Na opinião do presidente da União das Misericórdias Portuguesas, que ainda não conhecia o documento final quando falou com o PÚBLICO, o primeiro rascunho do documento com as recomendações do Ministério do Trabalho e da Segurança Social e da Direcção-Geral da Saúde (DGS) para a reabertura das creches está “muito bem feito”, mas há algumas questões “técnicas que são delicadas” e, por isso, sugeriu algumas alterações.

“Acho que o Governo está a ser sensato nesta matéria”, disse Manuel Lemos. Esta solução trata-se de “uma abertura gradual a partir do dia 18 e faz-me sentido”. Para além disso, o executivo comprometeu-se a “dar apoio” às instituições com creches para que consigam fazer a desinfecção dos espaços e comprar alguns equipamentos de protecção individual, avança o presidente da União das Misericórdias. “O país vai ter de abrir, não pode ficar eternamente fechado” e este pode ser um dos maiores passos.

Neste momento, no entender de Manuel Lemos, muitos pais e colaboradores ainda têm medo. “Esse medo e, por um lado, a consciência de que o país tem de recomeçar a trabalhar, obriga-nos a ter todas as cautelas”, salienta, de forma a recuperar a confiança e poderem reabrir no dia 1 de Junho. Dentro dessas cautelas incluem-se as regras da Direcção-Geral da Saúde sobre a utilização de calçado diferente daquele que é usado na rua e equipamentos de protecção individual que é preciso usar pelos educadores: “Só a DGS sabe e nós seguiremos.”

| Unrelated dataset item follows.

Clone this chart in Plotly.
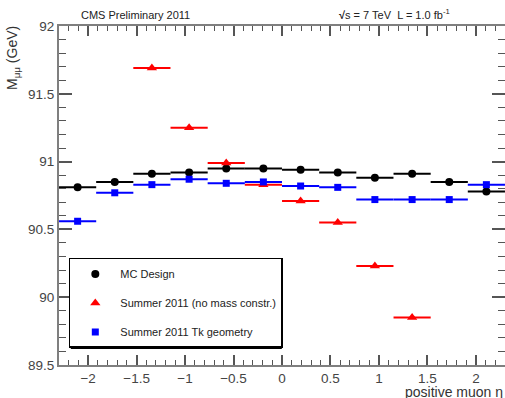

Já Lino Maia da CNIS afirma que o processo para chegar a uma versão final do documento guia para a reabertura das creches foi “moroso”, mas que o regresso está garantido, uma vez que já há muito trabalho feito da parte dos “dirigentes e trabalhadores” das instituições. Para tratar de crianças entre os zero e os três anos tem de haver “cuidados especiais”, mas “as educadoras de infância estão habilitadas” e, para além disso, “vão ter formação para essas circunstâncias”.

“Os receios são compreensíveis. Não estamos imunes a riscos. São precisas cautelas”, diz Lino Maia, mas garante que “os pais podem confiar nas instituições”. 

O que está a acontecer noutros países?

Portugal não será o primeiro país a voltar a abrir as creches – e em muitos desses países foram adoptadas medidas como as que estão a ser discutidas em Portugal.

As crianças na Dinamarca já voltaram às creches no dia 16 de Abril. Naquele país, os educadores não têm de usar máscara, mas os pais que deixam as crianças na escola não podem interagir com os educadores. À entrada, são os pais que devem ajudar as crianças mais pequenas a lavar bem as mãos.

Em França, os mais novos puderam voltar às salas de aulas esta segunda-feira, rodeados de vários cuidados de higiene reforçados. Por exemplo, todos os brinquedos e lápis têm de ser desinfectados depois de cada uso e, durante os recreios, as crianças devem manter a distância social. Dentro das salas não podem estar mais do que dez crianças.